What is required - Write the lines out again, from the top of the material to the line containing "import pandas as pd", pictures excluded.

Data in this exercise -
---*---

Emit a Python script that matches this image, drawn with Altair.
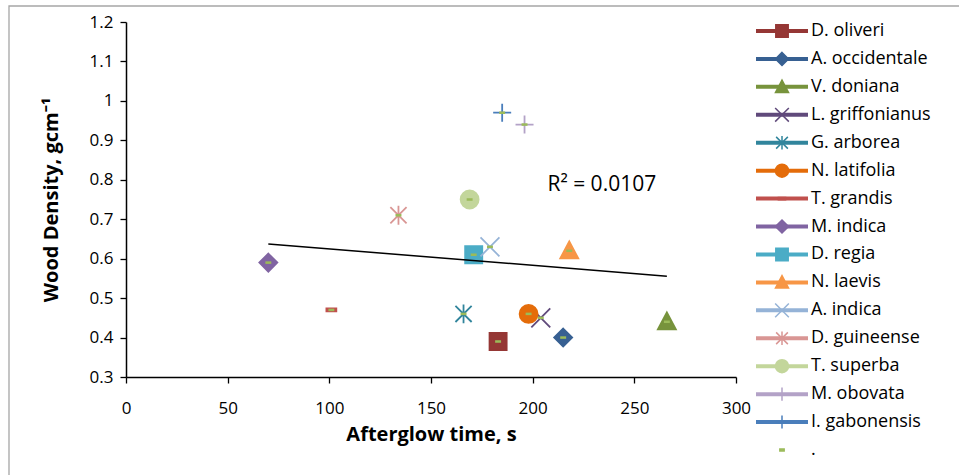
import altair as alt
import pandas as pd

# Afterglow time (s) and wood density (g/cm3) for each species
species = [
    "D. oliveri", "A. occidentale", "V. doniana", "L. griffonianus", "G. arborea",
    "N. latifolia", "T. grandis", "M. indica", "D. regia", "N. laevis",
    "A. indica", "D. guineense", "T. superba", "M. obovata", "I. gabonensis",
]
afterglow = [183, 215, 266, 204, 166, 198, 101, 70, 171, 218, 179, 134, 169, 196, 185]
density = [0.39, 0.40, 0.44, 0.45, 0.46, 0.46, 0.47, 0.59, 0.61, 0.62, 0.63, 0.71, 0.75, 0.94, 0.97]

# the extra "." series marks every point and carries the trendline
legend_names = species + ["."]
series_colors = [
    "#953735", "#376092", "#77933C", "#604A7B", "#31859C", "#E46C0A", "#C0504D",
    "#8064A2", "#4BACC6", "#F79646", "#95B3D7", "#D99694", "#C3D69B", "#B3A2C7",
    "#4A7EBB", "#9BBB59",
]

SQUARE = "M-0.95,-0.95H0.95V0.95H-0.95Z"
DIAMOND = "M0,-1L1,0L0,1L-1,0Z"
TRIANGLE = "M0,-1.05L1,0.85H-1Z"
XMARK = "M-1.05,-1.05L1.05,1.05M-1.05,1.05L1.05,-1.05"
STAR = "M-0.9,-0.9L0.9,0.9M-0.9,0.9L0.9,-0.9M0,-1.05V1.05"
DASH = "M-0.55,-0.17H0.55V0.17H-0.55Z"
PLUS = "M-1,0H1M0,-1V1"
DOT = "M-0.33,-0.14H0.33V0.14H-0.33Z"
series_shapes = [
    SQUARE, DIAMOND, TRIANGLE, XMARK, STAR, "circle", DASH, DIAMOND,
    SQUARE, TRIANGLE, XMARK, STAR, "circle", PLUS, PLUS, DOT,
]

x_ticks = [0, 50, 100, 150, 200, 250, 300]
y_ticks = [0.3, 0.4, 0.5, 0.6, 0.7, 0.8, 0.9, 1.0, 1.1, 1.2]
r2_label = "R² = 0.0107"

FONT = "Open Sans"
df = pd.DataFrame({"species": species, "afterglow": afterglow, "density": density})
legend_df = pd.DataFrame({"species": legend_names})

color_scale = alt.Scale(domain=legend_names, range=series_colors)
shape_scale = alt.Scale(domain=legend_names, range=series_shapes)

axis_style = dict(
    domainColor="black",
    domainWidth=1.5,
    tickColor="black",
    tickWidth=1.3,
    tickSize=6,
    grid=False,
    labelFont=FONT,
    labelFontSize=17,
    labelColor="black",
    labelOverlap=False,
    labelFlush=False,
    titleFont=FONT,
    titleColor="black",
    titleFontWeight="bold",
    titleFontSize=20,
)

x_enc = alt.X(
    "afterglow:Q",
    scale=alt.Scale(domain=[0, 300], nice=False),
    axis=alt.Axis(
        values=x_ticks,
        title="Afterglow time, s",
        titlePadding=8,
        labelPadding=17,
        **axis_style,
    ),
)
y_enc = alt.Y(
    "density:Q",
    scale=alt.Scale(domain=[0.3, 1.2], nice=False, zero=False),
    axis=alt.Axis(
        values=y_ticks,
        format="~g",
        title="Wood Density, gcm⁻¹",
        titlePadding=28,
        labelPadding=7,
        **axis_style,
    ),
)

frame = alt.Chart(pd.DataFrame({"f": [0]})).mark_rect(
    fill=None, stroke="#A6A6A6", strokeWidth=1.3
).encode(
    x=alt.value(-117), x2=alt.value(1000), y=alt.value(-16), y2=alt.value(600)
)

points = alt.Chart(df).mark_point(filled=True, size=324, opacity=1, strokeWidth=1.8).encode(
    x=x_enc,
    y=y_enc,
    color=alt.Color("species:N", scale=color_scale, legend=None),
    stroke=alt.Stroke("species:N", scale=color_scale, legend=None),
    shape=alt.Shape("species:N", scale=shape_scale, legend=None),
)

dots = alt.Chart(df).mark_point(
    filled=True, size=324, opacity=1, shape=DOT, color="#9BBB59"
).encode(x=x_enc, y=y_enc)

trend = alt.Chart(df).transform_regression(
    "afterglow", "density"
).mark_line(color="black", strokeWidth=1.5).encode(x=x_enc, y=y_enc)

r2 = alt.Chart(pd.DataFrame({"afterglow": [234], "density": [0.787], "t": [r2_label]})).mark_text(
    font=FONT, fontSize=21, color="black"
).encode(x=x_enc, y=y_enc, text="t:N")

main = alt.layer(points, trend, dots, r2)

# legend column: swatch line, marker and name for each series
leg_y = alt.Y(
    "species:N", sort=legend_names, axis=None,
    scale=alt.Scale(type="point", range=[9, 428], padding=0),
)
leg_lines = alt.Chart(legend_df).transform_filter(
    alt.datum.species != "."
).mark_rule(strokeWidth=4).encode(
    y=leg_y,
    x=alt.value(630), x2=alt.value(682),
    color=alt.Color("species:N", scale=color_scale, legend=None),
)
leg_marks = alt.Chart(legend_df).mark_point(filled=True, size=170, opacity=1, strokeWidth=1.5).encode(
    y=leg_y,
    x=alt.value(656),
    color=alt.Color("species:N", scale=color_scale, legend=None),
    stroke=alt.Stroke("species:N", scale=color_scale, legend=None),
    shape=alt.Shape("species:N", scale=shape_scale, legend=None),
)
leg_text = alt.Chart(legend_df).mark_text(
    align="left", baseline="middle", font=FONT, fontSize=18, color="black"
).encode(y=leg_y, x=alt.value(685), text="species:N")

legend = alt.layer(leg_lines, leg_marks, leg_text)

chart = alt.layer(frame, main, legend).resolve_scale(y="independent").properties(
    width=610,
    height=355,
    background="white",
    autosize=alt.AutoSizeParams(type="none"),
    padding={"left": 126, "top": 22, "right": 223, "bottom": 98},
).configure_view(stroke=None)

chart.save("out.html", embed_options={"renderer": "svg", "actions": False})
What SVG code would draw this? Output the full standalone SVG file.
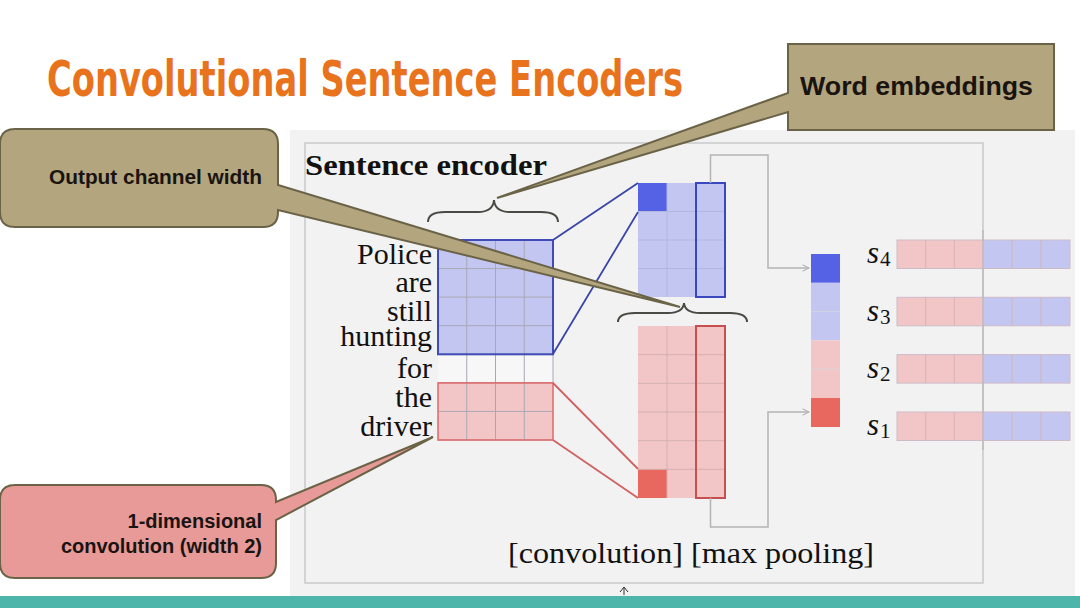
<svg xmlns="http://www.w3.org/2000/svg" width="1080" height="608" viewBox="0 0 1080 608">
<style>
.serif{font-family:"Liberation Serif","Times New Roman",serif;fill:#111}
.sans{font-family:"Liberation Sans",Arial,sans-serif;font-weight:bold;fill:#1a1410}
.grid{stroke:#a8a8b4;stroke-width:1;fill:none}
.lb{fill:#c3c6f0}
.db{fill:#5562e6}
.lr{fill:#f2c6c6}
.dr{fill:#e8675f}
.conn{fill:none;stroke:#b4b4b4;stroke-width:1.5}
.brace{fill:none;stroke:#4a4a44;stroke-width:2}
.callout{stroke:#6b6347;stroke-width:2}
</style>
<defs>
<marker id="ah" viewBox="0 0 10 10" refX="9" refY="5" markerWidth="8" markerHeight="8" orient="auto" markerUnits="userSpaceOnUse">
<path d="M1,1 L9,5 L1,9" fill="none" stroke="#b4b4b4" stroke-width="1.3"/>
</marker>
</defs>
<rect x="0" y="0" width="1080" height="608" fill="#ffffff"/>
<rect x="290" y="130" width="785" height="466" fill="#f2f2f2"/>
<rect x="305" y="143" width="678" height="440" fill="none" stroke="#c9c9c9" stroke-width="1.5"/>
<rect x="0" y="596" width="1080" height="12" fill="#4db5aa"/>

<g id="title">
<text x="47" y="96" font-family="'Liberation Sans Narrow','DejaVu Sans Condensed','Liberation Sans',sans-serif" font-weight="bold" font-size="50" fill="#e8731c" textLength="636" lengthAdjust="spacingAndGlyphs">Convolutional Sentence Encoders</text>
</g>

<g id="sentence-encoder-label">
<text class="serif" x="305" y="175" font-size="30" font-weight="bold" textLength="242" lengthAdjust="spacingAndGlyphs">Sentence encoder</text>
</g>

<g id="words" class="serif" font-size="30" text-anchor="end">
<text class="serif" x="432" y="264">Police</text>
<text class="serif" x="432" y="292">are</text>
<text class="serif" x="432" y="321">still</text>
<text class="serif" x="432" y="346">hunting</text>
<text class="serif" x="432" y="378">for</text>
<text class="serif" x="432" y="407">the</text>
<text class="serif" x="432" y="436">driver</text>
</g>

<g id="input-matrix">
<rect x="438" y="240" width="115" height="200" fill="#f7f7f7"/>
<rect class="lb" x="438" y="240" width="115" height="114.3"/>
<rect class="lr" x="438" y="382.9" width="115" height="57.1"/>
<path class="grid" d="M466.75,240 V440 M495.5,240 V440 M524.25,240 V440 M438,268.6 H553 M438,297.1 H553 M438,325.7 H553 M438,354.3 H553 M438,382.9 H553 M438,411.4 H553 M438,440 H553 M553,354 V383"/>
<rect x="438" y="240" width="115" height="114.3" fill="none" stroke="#3f4cb5" stroke-width="2"/>
<rect x="438" y="382.9" width="115" height="57.1" fill="none" stroke="#e06868" stroke-width="1.5"/>
</g>

<g id="conv-top">
<rect class="lb" x="638" y="183" width="87" height="114"/>
<rect class="db" x="638" y="183" width="29" height="28.5"/>
<path d="M667,183 V297 M696,183 V297 M638,211.5 H725 M638,240 H725 M638,268.5 H725" stroke="#b3b6dc" stroke-width="1" fill="none"/>
<rect x="696" y="183" width="29" height="114" fill="none" stroke="#3a48c0" stroke-width="2"/>
</g>

<g id="conv-bottom">
<rect class="lr" x="638" y="326" width="87" height="172"/>
<rect class="dr" x="638" y="469.3" width="29" height="28.7"/>
<path d="M667,326 V498 M696,326 V498 M638,354.7 H725 M638,383.3 H725 M638,412 H725 M638,440.7 H725 M638,469.3 H725" stroke="#d4b0b0" stroke-width="1" fill="none"/>
<rect x="696" y="326" width="29" height="172" fill="none" stroke="#c84f4f" stroke-width="2"/>
</g>

<g id="pooled-vector">
<rect class="db" x="811" y="254" width="29" height="28.8"/>
<rect class="lb" x="811" y="282.8" width="29" height="57.6"/>
<rect class="lr" x="811" y="340.4" width="29" height="57.6"/>
<rect class="dr" x="811" y="398" width="29" height="29"/>
<path d="M811,311.6 H840 M811,369.2 H840" stroke="#d6d6e0" stroke-width="0.8"/>
</g>

<g id="sentence-vectors">
<g id="s4">
<text class="serif" x="867" y="263" font-size="31" font-style="italic">s</text>
<text class="serif" x="880" y="266" font-size="21">4</text>
<rect class="lr" x="897" y="240" width="86" height="28.5"/>
<rect class="lb" x="983" y="240" width="87" height="28.5"/>
<path d="M925.7,240 v28.5 M954.3,240 v28.5 M1012,240 v28.5 M1041,240 v28.5" stroke="#d5b3b3" stroke-width="1"/>
<rect x="897" y="240" width="173" height="28.5" fill="none" stroke="#ccbcc8" stroke-width="1"/>
</g>
<g id="s3">
<text class="serif" x="867" y="321" font-size="31" font-style="italic">s</text>
<text class="serif" x="880" y="324" font-size="21">3</text>
<rect class="lr" x="897" y="297.3" width="86" height="28.5"/>
<rect class="lb" x="983" y="297.3" width="87" height="28.5"/>
<path d="M925.7,297.3 v28.5 M954.3,297.3 v28.5 M1012,297.3 v28.5 M1041,297.3 v28.5" stroke="#d5b3b3" stroke-width="1"/>
<rect x="897" y="297.3" width="173" height="28.5" fill="none" stroke="#ccbcc8" stroke-width="1"/>
</g>
<g id="s2">
<text class="serif" x="867" y="378" font-size="31" font-style="italic">s</text>
<text class="serif" x="880" y="381" font-size="21">2</text>
<rect class="lr" x="897" y="354.6" width="86" height="28.5"/>
<rect class="lb" x="983" y="354.6" width="87" height="28.5"/>
<path d="M925.7,354.6 v28.5 M954.3,354.6 v28.5 M1012,354.6 v28.5 M1041,354.6 v28.5" stroke="#d5b3b3" stroke-width="1"/>
<rect x="897" y="354.6" width="173" height="28.5" fill="none" stroke="#ccbcc8" stroke-width="1"/>
</g>
<g id="s1">
<text class="serif" x="867" y="435" font-size="31" font-style="italic">s</text>
<text class="serif" x="880" y="438" font-size="21">1</text>
<rect class="lr" x="897" y="412" width="86" height="28.5"/>
<rect class="lb" x="983" y="412" width="87" height="28.5"/>
<path d="M925.7,412 v28.5 M954.3,412 v28.5 M1012,412 v28.5 M1041,412 v28.5" stroke="#d5b3b3" stroke-width="1"/>
<rect x="897" y="412" width="173" height="28.5" fill="none" stroke="#ccbcc8" stroke-width="1"/>
</g>
<line x1="983" y1="230" x2="983" y2="450" stroke="#b8b8b8" stroke-width="1.2"/>
</g>

<g id="connectors">
<path d="M553,240 L638,183 M553,354 L638,212" fill="none" stroke="#3a46a8" stroke-width="1.8"/>
<path d="M553,383 L638,469 M553,440 L638,498" fill="none" stroke="#d06262" stroke-width="1.8"/>
<path class="conn" d="M710.5,183 V155 H768 V268 H809" marker-end="url(#ah)"/>
<path class="conn" d="M710.5,498 V527 H768 V412 H809" marker-end="url(#ah)"/>
<path class="brace" d="M428,222 Q428,212 445,212 H478 Q493,212 494,200 Q495,212 510,212 H541 Q558,212 558,222"/>
<path class="brace" d="M618,322 Q618,313 635,313 H668 Q683,313 684,303 Q685,313 700,313 H730 Q747,313 747,322"/>
</g>

<g id="bottom-label">
<text class="serif" x="508" y="563" font-size="30" textLength="366" lengthAdjust="spacingAndGlyphs">[convolution] [max pooling]</text>
<path d="M620,592 L624,587 L628,592 M624,587 V595" fill="none" stroke="#333" stroke-width="1"/>
</g>

<g id="callout-word-embeddings">
<path class="callout" fill="#b3a67f" d="M788,44 H1054 V130 H788 V112 L497,198 L788,93 Z"/>
<text class="sans" x="800" y="95" font-size="25" textLength="233" lengthAdjust="spacingAndGlyphs">Word embeddings</text>
</g>

<g id="callout-output-channel">
<path class="callout" fill="#b3a67f" d="M15,129 H263 Q278,129 278,144 V185 L680,307 L278,210 V212 Q278,227 263,227 H15 Q0,227 0,212 V144 Q0,129 15,129 Z"/>
<text class="sans" x="49" y="184" font-size="20" textLength="213" lengthAdjust="spacingAndGlyphs">Output channel width</text>
</g>

<g id="callout-convolution">
<path class="callout" fill="#e89a98" d="M15,485 H261 Q276,485 276,500 V502 L433,437 L276,520 V563 Q276,578 261,578 H15 Q0,578 0,563 V500 Q0,485 15,485 Z"/>
<text class="sans" x="262" y="528" font-size="20" text-anchor="end">1-dimensional</text>
<text class="sans" x="262" y="553" font-size="20" text-anchor="end">convolution (width 2)</text>
</g>
</svg>
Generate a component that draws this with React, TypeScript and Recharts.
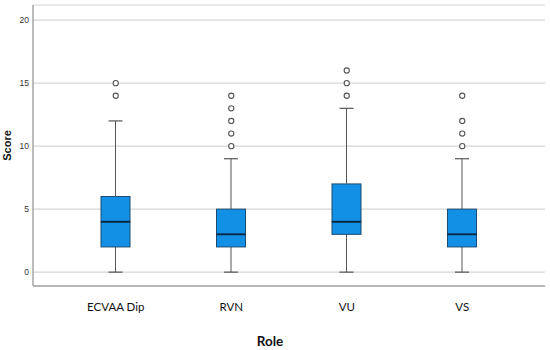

---*---

Output of the task -
Emit a Python script that matches this image, drawn with Altair.
import altair as alt
import pandas as pd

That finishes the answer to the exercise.